Today we celebrated the 69th Anniversary of the D-Day Allied Landing Invasion of Normandy. What a full and wonderful experience. As always, we were accompanied by our fabulous guide who took us to Ste. Mere Eglise, Utah Beach, Omaha Beach, the American Cemetery, and Pte. du Hoc. My guide is also a dear friend whose Dad was in the French Resistance, was captured in Caen, and who had the unfortunate misfortune (understatement to be sure!) to be sent to Dachau Prison Camp for the remainder of the war. (He survived the war, but not without great pain!)
To possibly describe the emotions and experience during our D-D day tour today would be impossible on many levels, but I must share our final encounter that rather capsulizes the dramatic and powerful feelings that permeated the day.
We were wrapping up our visit to Pointe du Hoc and had occasion to meet up with a Veteran. We were thanking him for his service to our country --- something that goes on throughout a day in Normandy when you have a chance meeting with an individual who’s charm, attire, medals, and seasoned demeanor indicate that he is likely a Veteran of WWII. Birney Havey was such a man.

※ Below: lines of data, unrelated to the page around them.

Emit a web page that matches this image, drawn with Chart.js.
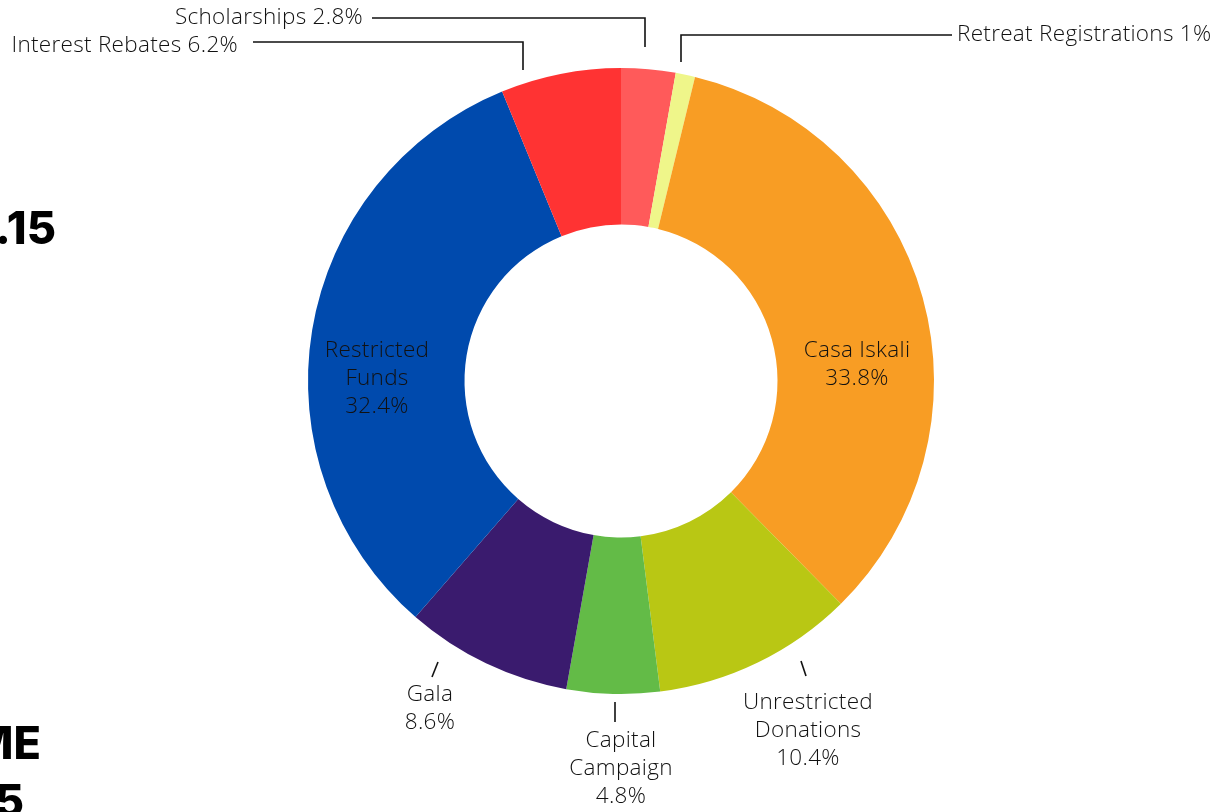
<!DOCTYPE html>
<html>
<head>
<meta charset="utf-8">
<script src="https://cdn.jsdelivr.net/npm/chart.js@4/dist/chart.umd.min.js"></script>
<style>
  html, body { margin: 0; padding: 0; background: #fff; overflow: hidden; }
  #wrap { position: relative; width: 1228px; height: 812px; overflow: hidden; }
  #income-chart { position: absolute; left: 0; top: 0; }
  .side { position: absolute; font-family: Inter, "Noto Sans", sans-serif; font-weight: 800; font-size: 45px; line-height: 1; color: #000; white-space: nowrap; text-align: right; }
</style>
</head>
<body>
<div id="wrap">
  <canvas id="income-chart" width="1228" height="812"></canvas>
  <div class="side" style="right:1172px; top:205px;">.15</div>
  <div class="side" style="right:1187px; top:720px;">ME</div>
  <div class="side" style="right:1204px; top:778px;">5</div>
</div>
<script>
const categories = ['Scholarships', 'Retreat Registrations', 'Casa Iskali', 'Unrestricted Donations',
                    'Capital Campaign', 'Gala', 'Restricted Funds', 'Interest Rebates'];
const shares = [2.8, 1, 33.8, 10.4, 4.8, 8.6, 32.4, 6.2];
const sliceColors = ['#FF5A5A', '#EFF68A', '#F89D24', '#B9C714', '#63BB47', '#3A1B6E', '#004AAD', '#FF3333'];

// label placement, offsets from the chart centre
const labelLayout = [
    { align: 'right', lines: ['Scholarships 2.8%'], at: [-258, -363], leader: [[-249, -363], [24, -363], [24, -334]] },
    { align: 'left', lines: ['Retreat Registrations 1%'], at: [336, -346], leader: [[60, -319], [60, -346], [331, -346]] },
    { align: 'center', lines: ['Casa Iskali', '33.8%'], at: [236, -30] },
    { align: 'center', lines: ['Unrestricted', 'Donations', '10.4%'], at: [187, 322], leader: [[180, 280], [185, 295]] },
    { align: 'center', lines: ['Capital', 'Campaign', '4.8%'], at: [0, 360], leader: [[-6, 321], [-6, 341]] },
    { align: 'center', lines: ['Gala', '8.6%'], at: [-191, 314], leader: [[-183, 281], [-189, 296]] },
    { align: 'center', lines: ['Restricted', 'Funds', '32.4%'], at: [-244, -30] },
    { align: 'right', lines: ['Interest Rebates 6.2%'], at: [-383, -335], leader: [[-368, -339], [-98, -339], [-98, -311]] }
];

const sliceLabels = {
    id: 'sliceLabels',
    afterDraw(chart) {
        const arc = chart.getDatasetMeta(0).data[0];
        const cx = arc.x, cy = arc.y;
        const ctx = chart.ctx;
        ctx.save();
        ctx.fillStyle = '#111';
        ctx.strokeStyle = '#111';
        ctx.lineWidth = 1.6;
        ctx.font = '300 22.5px "Open Sans", Lato, sans-serif';
        ctx.letterSpacing = '0.3px';
        ctx.textBaseline = 'middle';
        labelLayout.forEach(l => {
            if (l.leader) {
                ctx.beginPath();
                l.leader.forEach((p, i) => {
                    if (i === 0) ctx.moveTo(cx + p[0], cy + p[1]);
                    else ctx.lineTo(cx + p[0], cy + p[1]);
                });
                ctx.stroke();
            }
            ctx.textAlign = l.align;
            l.lines.forEach((t, i) => {
                ctx.fillText(t, cx + l.at[0], cy + l.at[1] + i * 28);
            });
        });
        ctx.restore();
    }
};

new Chart(document.getElementById('income-chart').getContext('2d'), {
    type: 'doughnut',
    data: {
        labels: categories,
        datasets: [{
            data: shares,
            backgroundColor: sliceColors,
            borderWidth: 0,
            hoverOffset: 0
        }]
    },
    options: {
        responsive: false,
        animation: false,
        cutout: '50%',
        layout: { padding: { left: 308, right: 294, top: 68, bottom: 118 } },
        plugins: {
            legend: { display: false },
            tooltip: { enabled: false }
        }
    },
    plugins: [sliceLabels]
});
</script>
</body>
</html>
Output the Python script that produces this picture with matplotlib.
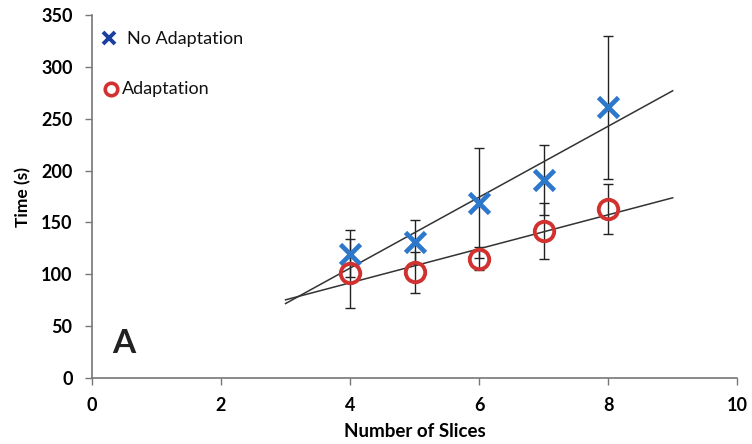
import numpy as np
import matplotlib
matplotlib.use('Agg')
import matplotlib.pyplot as plt

# Datos
slices = [4, 5, 6, 7, 8]
no_adapt = [120, 131, 169, 191, 261]
no_adapt_err = [23, 21, 53, 34, 69]
adapt = [101, 102, 115, 142, 163]
adapt_err = [33, 20, 11, 27, 24]
x_ticks = [0, 2, 4, 6, 8, 10]
y_ticks = [0, 50, 100, 150, 200, 250, 300, 350]
trend_range = [3, 9]

plt.rcParams['font.family'] = ['Lato', 'DejaVu Sans']

fig = plt.figure(figsize=(7.52, 4.44), dpi=100)
ax = fig.add_axes([0.1223, 0.1486, 0.858, 0.8174])

blue = '#2e78cc'
red = '#d2322f'

# Barras de error
ax.errorbar(slices, no_adapt, yerr=no_adapt_err, fmt='none', ecolor='#222222',
            elinewidth=1, capsize=3.5, capthick=1, zorder=2)
ax.errorbar(slices, adapt, yerr=adapt_err, fmt='none', ecolor='#222222',
            elinewidth=1, capsize=3.5, capthick=1, zorder=2)

# Líneas de tendencia (regresión lineal)
xs = np.array(trend_range)
for ys in (no_adapt, adapt):
    m, b = np.polyfit(slices, ys, 1)
    ax.plot(xs, m * xs + b, color='#333333', lw=1.1, zorder=3)

# Puntos
ax.plot(slices, no_adapt, 'x', color=blue, ms=14, mew=3.4, zorder=4)
ax.plot(slices, adapt, 'o', mfc='none', mec=red, ms=14, mew=2.8, zorder=4)

# Leyenda manual
ax.plot([0.27], [328], 'x', color='#1b3f9e', ms=8, mew=2.8, clip_on=False)
ax.text(0.55, 327, 'No Adaptation', fontsize=13, va='center', color='#111111')
ax.plot([0.3], [279], 'o', mfc='none', mec=red, ms=9, mew=2.6, clip_on=False)
ax.text(0.46, 279, 'Adaptation', fontsize=13, va='center', color='#111111')

ax.text(0.5, 33, 'A', fontsize=24, fontweight='bold', ha='center', va='center',
        color='#222222')

ax.set_xlim(0, 10)
ax.set_ylim(0, 350)
ax.set_xticks(x_ticks)
ax.set_yticks(y_ticks)
for lbl in ax.get_xticklabels() + ax.get_yticklabels():
    lbl.set_fontweight('bold')
    lbl.set_fontsize(13)
ax.tick_params(direction='out', length=5, width=1, color='#777777')
ax.tick_params(axis='x', pad=9)
ax.tick_params(axis='y', pad=9)
ax.set_xlabel('Number of Slices', fontsize=13.5, fontweight='bold', labelpad=6)
ax.set_ylabel('Time (s)', fontsize=12.5, fontweight='bold', labelpad=7)
for s in ['top', 'right']:
    ax.spines[s].set_visible(False)
for s in ['left', 'bottom']:
    ax.spines[s].set_color('#777777')
    ax.spines[s].set_linewidth(1.2)

fig.savefig('out.png', dpi=100)
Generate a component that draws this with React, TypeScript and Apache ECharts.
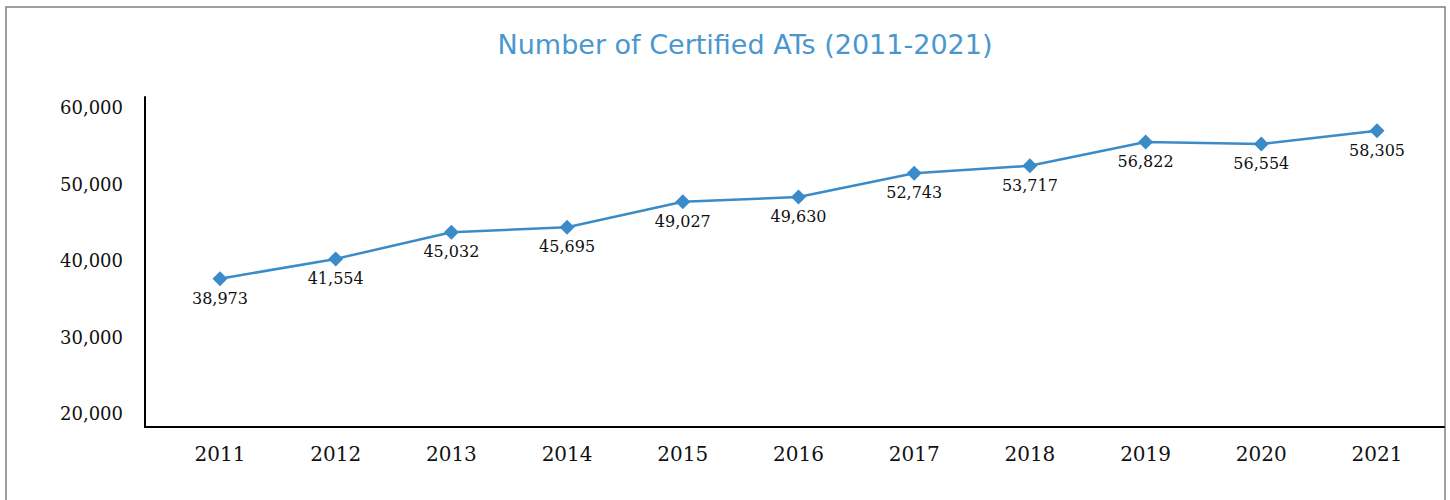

He is 92 and a handsome individual with a radiance and persona that made us smile with enthusiasm and we appreciated the privilege of meeting him.
Our guide thanked him profusely for his service to our country and explained that his father had been in the French Resistance and sadly had been sent to Dachau. At that point, Mr. Havey said that he was part of the 42nd Infantry Division that had liberated Dachau. The two men hugged with this realization – our guide realizing that this American Veteran had been a part of the freeing of his father from the tyranny of the prison camp after several years of enslavement and the Veteran realizing that he’d made a connection with someone whose dad had been freed because of the work of his fellow soldiers so many years ago. The connection was amazing. The experience was precious, tender, and poignant.
It has been 69 years since the D-Day invasion and the total Normandy experience must be kept alive for future generations to understand and hopefully appreciate the sacrifice that so many gave so that we might be able to know the freedom that we do.